Già nel 1818 Milano aveva visto il primo tentativo di illuminazione di un’abitazione privata, l’elegante Palazzo Porro-Lambertenghi, tutt’ora esistente, per opera del suo inquilino, il conte Luigi, uomo di vasta cultura umanistica e scientifica, nonché fervente patriota contro l’occupazione austriaca. Tra i suoi amici figurava il conte Federico Confalonieri, che ai soggiorni milanesi alternava parentesi a Londra, dove era venuto in contatto con i primi esperimenti sulla luce a gas. Fu proprio Confalonieri a far recapitare da Londra al conte Porro Lambertenghi una macchina per produrre gas dal carbone a scopo illuminazione: non è, inoltre, un caso che il precettore dei figli del conte, Silvio Pellico, sia stato il primo traduttore del fondamentale “Trattato pratico sopra il gas illuminante” del tecnico inglese Frederick William Accum, pubblicato a Milano nel 1817.
I fogli cittadini non mancarono di riportare la notizia del bel Palazzo Porro-Lambertenghi illuminato con l’apparecchio inglese, così come, pochi mesi dopo, ripresero con entusiasmo la notizia del piccolo teatro di via dell’Olmetto, del cavalier Giovanni Aldini, che illuminò proscenio, foyer e l’intera sala. Tutti esperimenti che portarono alla già citata Galleria De Cristoforis nel 1832. Fin dalla sua inaugurazione nel 1867 anche la Galleria Vittorio Emanuele, il salotto di Milano che unisce piazza del Duomo e piazza della Scala, poteva vantare luci a gas. Diventò un vero e proprio rito per milanesi e turisti assistere alla procedura di accensione automatica delle lampade a gas nella cupola tramite una piccola locomotiva chiamata “rattìn” (topolino, in milanese): correndo su un binario installato alla base della cupola, il “rattìn” accendeva le lampade a gas grazie a una fiammella accesa da un addetto.
A Torino, intanto, intorno al 1850 cominciò a maturare nel ceto benestante torinese il progetto della costituzione di una nuova società che si opponesse al regime monopolistico della compagnia di origine francese costituitasi per prima nel 1837. Nel 1851 nasceva quindi la “Società anonima piemontese per l’illuminazione a gas” con impianti costruiti nella zona di Borgo Dora.

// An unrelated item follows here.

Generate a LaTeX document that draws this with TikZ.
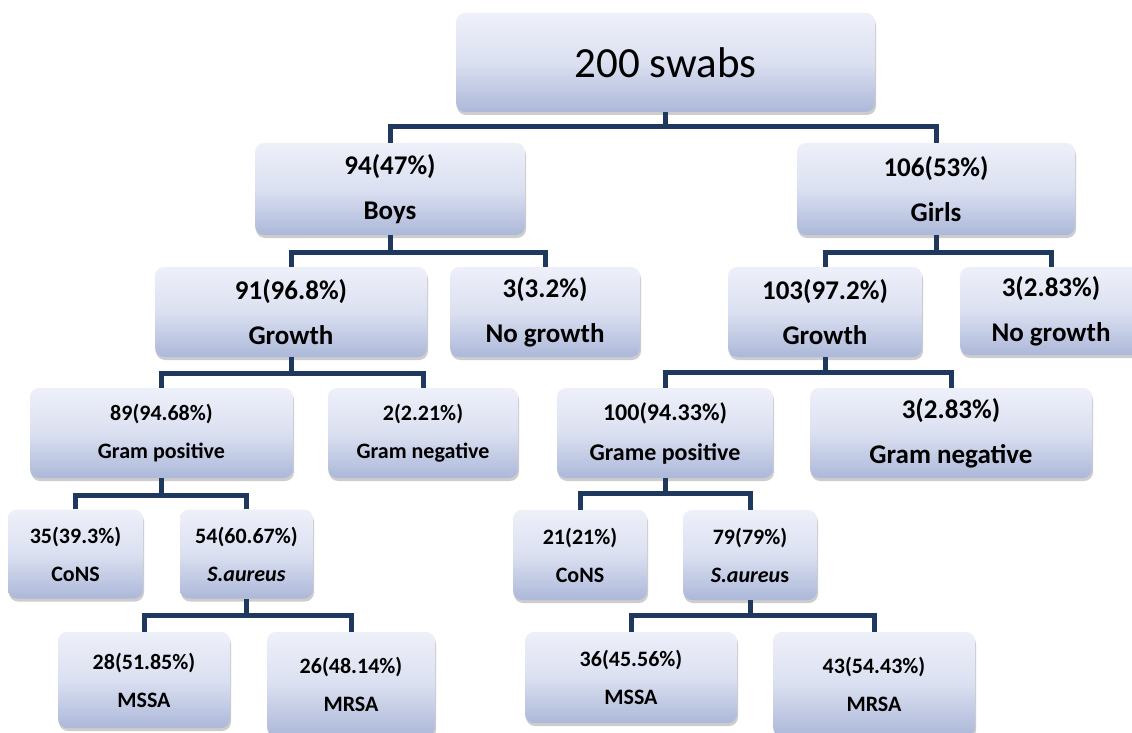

Problemi economici, di produzione e soprattutto di distribuzione indussero le due società a fondersi nel 1856 nella “Società Gas-Luce di Torino”.
Per combattere questa nuova situazione monopolistica si costituì nel 1862 la “Società anonima consumatori gas-luce di Torino” con officine nella parte est, la cosiddetta zona Vanchiglia. In seguito alla perdita del monopolio, nel 1863, la “Società Gas-luce di Torino” (che gestiva le officine di Porta Nuova e di Borgo Dora) dovette ricapitalizzarsi e cambiò il nome in “Società italiana per il gaz”, anche per la contemporanea acquisizione di altre officine gas italiane.
Anche Milano arrivò nel frattempo a contare quattro grandi officine (due a Porta Lodovica, una a Porta Nuova, una a Porta Venezia), ma dagli anni Ottanta del 1800 l’elettricità iniziò lentamente a soppiantare l’illuminazione a gas. In questi anni di grande incertezza per l’industria del gas, si iniziava, però, a profilare l’interesse per altri usi, come la cucina, il riscaldamento dell’acqua e degli ambienti.